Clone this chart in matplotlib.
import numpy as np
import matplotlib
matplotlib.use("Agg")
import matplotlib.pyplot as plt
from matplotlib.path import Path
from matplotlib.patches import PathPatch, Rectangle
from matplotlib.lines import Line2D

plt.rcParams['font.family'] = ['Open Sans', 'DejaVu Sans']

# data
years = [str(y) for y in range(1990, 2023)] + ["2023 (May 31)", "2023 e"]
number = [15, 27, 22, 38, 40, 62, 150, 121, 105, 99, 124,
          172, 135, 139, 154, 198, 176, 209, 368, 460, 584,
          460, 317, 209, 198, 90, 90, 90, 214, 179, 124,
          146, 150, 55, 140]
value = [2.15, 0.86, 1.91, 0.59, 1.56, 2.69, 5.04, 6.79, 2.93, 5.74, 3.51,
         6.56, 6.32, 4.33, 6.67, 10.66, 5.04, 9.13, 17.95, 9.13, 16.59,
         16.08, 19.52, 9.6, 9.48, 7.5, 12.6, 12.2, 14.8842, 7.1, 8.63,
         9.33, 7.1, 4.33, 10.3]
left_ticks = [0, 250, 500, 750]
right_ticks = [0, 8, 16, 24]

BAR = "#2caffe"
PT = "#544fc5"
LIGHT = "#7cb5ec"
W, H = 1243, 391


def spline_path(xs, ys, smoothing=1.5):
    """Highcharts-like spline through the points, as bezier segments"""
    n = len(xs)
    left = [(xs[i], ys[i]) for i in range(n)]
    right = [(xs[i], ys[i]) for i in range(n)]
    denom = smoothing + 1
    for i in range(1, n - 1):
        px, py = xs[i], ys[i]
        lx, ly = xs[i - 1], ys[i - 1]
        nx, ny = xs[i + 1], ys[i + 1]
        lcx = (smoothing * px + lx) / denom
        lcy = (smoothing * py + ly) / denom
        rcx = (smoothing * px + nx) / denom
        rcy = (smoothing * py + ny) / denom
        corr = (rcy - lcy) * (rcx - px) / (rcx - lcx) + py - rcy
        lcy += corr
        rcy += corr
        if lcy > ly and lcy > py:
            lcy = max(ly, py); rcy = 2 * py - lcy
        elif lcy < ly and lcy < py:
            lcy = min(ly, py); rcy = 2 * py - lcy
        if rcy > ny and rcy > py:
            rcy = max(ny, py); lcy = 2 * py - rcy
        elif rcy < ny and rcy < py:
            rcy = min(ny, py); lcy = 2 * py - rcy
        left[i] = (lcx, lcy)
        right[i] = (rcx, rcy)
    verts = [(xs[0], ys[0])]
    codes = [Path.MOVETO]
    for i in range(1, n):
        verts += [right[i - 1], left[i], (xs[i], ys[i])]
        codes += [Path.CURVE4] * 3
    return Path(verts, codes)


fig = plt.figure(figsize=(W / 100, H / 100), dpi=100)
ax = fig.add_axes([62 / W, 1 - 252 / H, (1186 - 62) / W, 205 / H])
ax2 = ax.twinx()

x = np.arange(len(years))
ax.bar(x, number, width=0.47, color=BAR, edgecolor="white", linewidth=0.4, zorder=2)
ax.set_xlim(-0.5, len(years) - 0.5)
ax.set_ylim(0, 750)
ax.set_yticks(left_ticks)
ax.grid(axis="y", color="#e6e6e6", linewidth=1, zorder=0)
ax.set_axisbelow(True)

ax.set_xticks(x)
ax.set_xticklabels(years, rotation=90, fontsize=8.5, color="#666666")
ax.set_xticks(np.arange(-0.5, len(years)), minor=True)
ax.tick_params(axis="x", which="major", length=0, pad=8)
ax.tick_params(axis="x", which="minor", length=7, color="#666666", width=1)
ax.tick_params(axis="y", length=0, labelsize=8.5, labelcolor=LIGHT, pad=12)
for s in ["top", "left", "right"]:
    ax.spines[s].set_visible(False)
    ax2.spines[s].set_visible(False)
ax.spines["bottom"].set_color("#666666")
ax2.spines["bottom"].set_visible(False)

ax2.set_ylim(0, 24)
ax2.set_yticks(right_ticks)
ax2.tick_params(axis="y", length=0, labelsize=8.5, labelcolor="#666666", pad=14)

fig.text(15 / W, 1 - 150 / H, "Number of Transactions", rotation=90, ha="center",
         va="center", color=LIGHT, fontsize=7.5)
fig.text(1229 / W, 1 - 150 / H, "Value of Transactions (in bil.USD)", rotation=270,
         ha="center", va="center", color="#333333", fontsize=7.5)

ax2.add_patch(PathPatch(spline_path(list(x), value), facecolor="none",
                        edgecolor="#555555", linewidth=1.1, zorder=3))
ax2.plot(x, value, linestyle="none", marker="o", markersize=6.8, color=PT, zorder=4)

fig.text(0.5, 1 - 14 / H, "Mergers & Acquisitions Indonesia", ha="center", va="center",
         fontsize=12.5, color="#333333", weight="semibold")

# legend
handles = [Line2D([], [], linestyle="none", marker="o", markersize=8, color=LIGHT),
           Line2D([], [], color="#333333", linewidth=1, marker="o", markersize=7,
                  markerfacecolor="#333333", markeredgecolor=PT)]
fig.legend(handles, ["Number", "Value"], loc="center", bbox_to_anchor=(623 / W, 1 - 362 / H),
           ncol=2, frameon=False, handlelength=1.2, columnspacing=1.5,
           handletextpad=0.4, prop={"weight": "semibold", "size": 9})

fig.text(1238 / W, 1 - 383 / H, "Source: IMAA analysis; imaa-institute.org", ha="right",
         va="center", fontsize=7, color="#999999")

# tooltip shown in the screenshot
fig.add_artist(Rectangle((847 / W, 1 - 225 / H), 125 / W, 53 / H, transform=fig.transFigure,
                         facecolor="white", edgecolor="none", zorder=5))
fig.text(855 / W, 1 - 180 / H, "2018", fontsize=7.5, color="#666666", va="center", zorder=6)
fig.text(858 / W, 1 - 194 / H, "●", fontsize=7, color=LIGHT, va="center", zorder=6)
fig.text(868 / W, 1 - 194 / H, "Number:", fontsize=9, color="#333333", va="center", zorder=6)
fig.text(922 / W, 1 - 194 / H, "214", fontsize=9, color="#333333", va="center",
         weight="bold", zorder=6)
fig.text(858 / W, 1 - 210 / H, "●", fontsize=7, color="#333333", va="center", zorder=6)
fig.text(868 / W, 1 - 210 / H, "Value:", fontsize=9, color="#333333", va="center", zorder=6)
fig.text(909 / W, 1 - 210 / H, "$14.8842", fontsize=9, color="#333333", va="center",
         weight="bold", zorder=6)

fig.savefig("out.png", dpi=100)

□ □ □ □ □ □ □

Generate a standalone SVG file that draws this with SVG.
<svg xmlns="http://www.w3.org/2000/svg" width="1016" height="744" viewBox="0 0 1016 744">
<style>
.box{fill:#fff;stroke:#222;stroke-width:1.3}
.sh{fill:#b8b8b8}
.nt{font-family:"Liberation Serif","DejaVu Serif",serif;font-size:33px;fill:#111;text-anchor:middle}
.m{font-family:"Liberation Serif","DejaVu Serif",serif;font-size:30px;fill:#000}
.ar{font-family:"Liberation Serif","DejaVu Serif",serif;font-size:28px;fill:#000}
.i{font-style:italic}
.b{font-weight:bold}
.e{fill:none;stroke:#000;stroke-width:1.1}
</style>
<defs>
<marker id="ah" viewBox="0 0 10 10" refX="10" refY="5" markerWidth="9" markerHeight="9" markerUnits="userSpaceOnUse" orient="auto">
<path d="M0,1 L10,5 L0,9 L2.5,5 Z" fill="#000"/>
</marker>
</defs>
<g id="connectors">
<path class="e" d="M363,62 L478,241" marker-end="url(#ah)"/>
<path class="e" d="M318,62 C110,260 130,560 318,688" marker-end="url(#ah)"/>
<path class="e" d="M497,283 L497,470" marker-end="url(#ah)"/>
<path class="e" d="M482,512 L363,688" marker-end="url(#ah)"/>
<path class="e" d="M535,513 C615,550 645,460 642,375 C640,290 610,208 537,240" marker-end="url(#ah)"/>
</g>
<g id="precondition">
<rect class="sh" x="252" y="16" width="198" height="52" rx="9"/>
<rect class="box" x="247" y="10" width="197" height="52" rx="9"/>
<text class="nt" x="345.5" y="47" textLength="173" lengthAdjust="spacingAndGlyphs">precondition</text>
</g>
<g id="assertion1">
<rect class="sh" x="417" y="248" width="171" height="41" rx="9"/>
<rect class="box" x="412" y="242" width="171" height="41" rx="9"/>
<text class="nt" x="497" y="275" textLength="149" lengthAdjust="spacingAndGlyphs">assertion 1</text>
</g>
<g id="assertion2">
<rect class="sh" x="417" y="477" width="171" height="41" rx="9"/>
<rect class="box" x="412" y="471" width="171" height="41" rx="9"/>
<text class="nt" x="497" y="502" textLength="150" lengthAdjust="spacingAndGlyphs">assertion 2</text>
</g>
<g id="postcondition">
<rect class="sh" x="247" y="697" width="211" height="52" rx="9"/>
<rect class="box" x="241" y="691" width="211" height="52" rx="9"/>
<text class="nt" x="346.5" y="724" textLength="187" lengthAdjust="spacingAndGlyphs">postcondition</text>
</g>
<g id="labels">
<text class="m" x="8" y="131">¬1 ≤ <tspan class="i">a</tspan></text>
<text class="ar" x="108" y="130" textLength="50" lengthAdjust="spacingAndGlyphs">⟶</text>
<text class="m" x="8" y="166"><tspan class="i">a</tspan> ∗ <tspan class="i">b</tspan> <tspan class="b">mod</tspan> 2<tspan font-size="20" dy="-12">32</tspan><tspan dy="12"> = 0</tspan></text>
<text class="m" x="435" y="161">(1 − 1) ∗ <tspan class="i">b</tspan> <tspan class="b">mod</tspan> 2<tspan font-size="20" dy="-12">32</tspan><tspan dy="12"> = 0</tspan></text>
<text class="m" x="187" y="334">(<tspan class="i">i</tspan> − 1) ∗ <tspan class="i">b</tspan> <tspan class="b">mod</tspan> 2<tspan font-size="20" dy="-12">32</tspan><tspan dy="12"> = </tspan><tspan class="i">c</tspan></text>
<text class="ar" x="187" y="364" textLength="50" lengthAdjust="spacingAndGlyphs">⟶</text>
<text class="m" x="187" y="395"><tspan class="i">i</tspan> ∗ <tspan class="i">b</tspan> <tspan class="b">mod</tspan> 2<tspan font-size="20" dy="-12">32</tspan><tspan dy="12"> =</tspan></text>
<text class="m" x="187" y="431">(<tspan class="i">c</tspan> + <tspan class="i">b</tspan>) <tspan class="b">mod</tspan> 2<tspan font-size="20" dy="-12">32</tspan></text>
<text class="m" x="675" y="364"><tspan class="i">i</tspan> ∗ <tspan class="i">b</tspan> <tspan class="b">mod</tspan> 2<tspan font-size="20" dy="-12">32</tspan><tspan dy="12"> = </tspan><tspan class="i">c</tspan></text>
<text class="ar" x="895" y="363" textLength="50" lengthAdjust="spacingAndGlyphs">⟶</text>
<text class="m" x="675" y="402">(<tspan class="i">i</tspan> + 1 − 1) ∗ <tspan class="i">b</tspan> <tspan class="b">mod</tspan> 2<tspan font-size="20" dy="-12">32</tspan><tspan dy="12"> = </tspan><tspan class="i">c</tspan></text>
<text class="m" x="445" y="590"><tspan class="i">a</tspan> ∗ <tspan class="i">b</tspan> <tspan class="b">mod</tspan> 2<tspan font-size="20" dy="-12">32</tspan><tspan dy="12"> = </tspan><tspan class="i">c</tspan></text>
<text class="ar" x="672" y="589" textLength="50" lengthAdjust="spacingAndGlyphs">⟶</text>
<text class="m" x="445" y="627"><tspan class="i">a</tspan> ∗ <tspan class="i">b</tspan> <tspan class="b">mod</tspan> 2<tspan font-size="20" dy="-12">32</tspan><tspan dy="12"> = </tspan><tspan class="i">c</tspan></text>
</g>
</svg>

□ □ □ □ □ □ □

> Required work: Extract the run of lines that opens with the line containing "Clone this chart in matplotlib." and closes with the line containing "return Path(verts, codes)"; reproduce it exactly and add nothing.

> Written solution:
Clone this chart in matplotlib.
import numpy as np
import matplotlib
matplotlib.use("Agg")
import matplotlib.pyplot as plt
from matplotlib.path import Path
from matplotlib.patches import PathPatch, Rectangle
from matplotlib.lines import Line2D

plt.rcParams['font.family'] = ['Open Sans', 'DejaVu Sans']

# data
years = [str(y) for y in range(1990, 2023)] + ["2023 (May 31)", "2023 e"]
number = [15, 27, 22, 38, 40, 62, 150, 121, 105, 99, 124,
          172, 135, 139, 154, 198, 176, 209, 368, 460, 584,
          460, 317, 209, 198, 90, 90, 90, 214, 179, 124,
          146, 150, 55, 140]
value = [2.15, 0.86, 1.91, 0.59, 1.56, 2.69, 5.04, 6.79, 2.93, 5.74, 3.51,
         6.56, 6.32, 4.33, 6.67, 10.66, 5.04, 9.13, 17.95, 9.13, 16.59,
         16.08, 19.52, 9.6, 9.48, 7.5, 12.6, 12.2, 14.8842, 7.1, 8.63,
         9.33, 7.1, 4.33, 10.3]
left_ticks = [0, 250, 500, 750]
right_ticks = [0, 8, 16, 24]

BAR = "#2caffe"
PT = "#544fc5"
LIGHT = "#7cb5ec"
W, H = 1243, 391


def spline_path(xs, ys, smoothing=1.5):
    """Highcharts-like spline through the points, as bezier segments"""
    n = len(xs)
    left = [(xs[i], ys[i]) for i in range(n)]
    right = [(xs[i], ys[i]) for i in range(n)]
    denom = smoothing + 1
    for i in range(1, n - 1):
        px, py = xs[i], ys[i]
        lx, ly = xs[i - 1], ys[i - 1]
        nx, ny = xs[i + 1], ys[i + 1]
        lcx = (smoothing * px + lx) / denom
        lcy = (smoothing * py + ly) / denom
        rcx = (smoothing * px + nx) / denom
        rcy = (smoothing * py + ny) / denom
        corr = (rcy - lcy) * (rcx - px) / (rcx - lcx) + py - rcy
        lcy += corr
        rcy += corr
        if lcy > ly and lcy > py:
            lcy = max(ly, py); rcy = 2 * py - lcy
        elif lcy < ly and lcy < py:
            lcy = min(ly, py); rcy = 2 * py - lcy
        if rcy > ny and rcy > py:
            rcy = max(ny, py); lcy = 2 * py - rcy
        elif rcy < ny and rcy < py:
            rcy = min(ny, py); lcy = 2 * py - rcy
        left[i] = (lcx, lcy)
        right[i] = (rcx, rcy)
    verts = [(xs[0], ys[0])]
    codes = [Path.MOVETO]
    for i in range(1, n):
        verts += [right[i - 1], left[i], (xs[i], ys[i])]
        codes += [Path.CURVE4] * 3
    return Path(verts, codes)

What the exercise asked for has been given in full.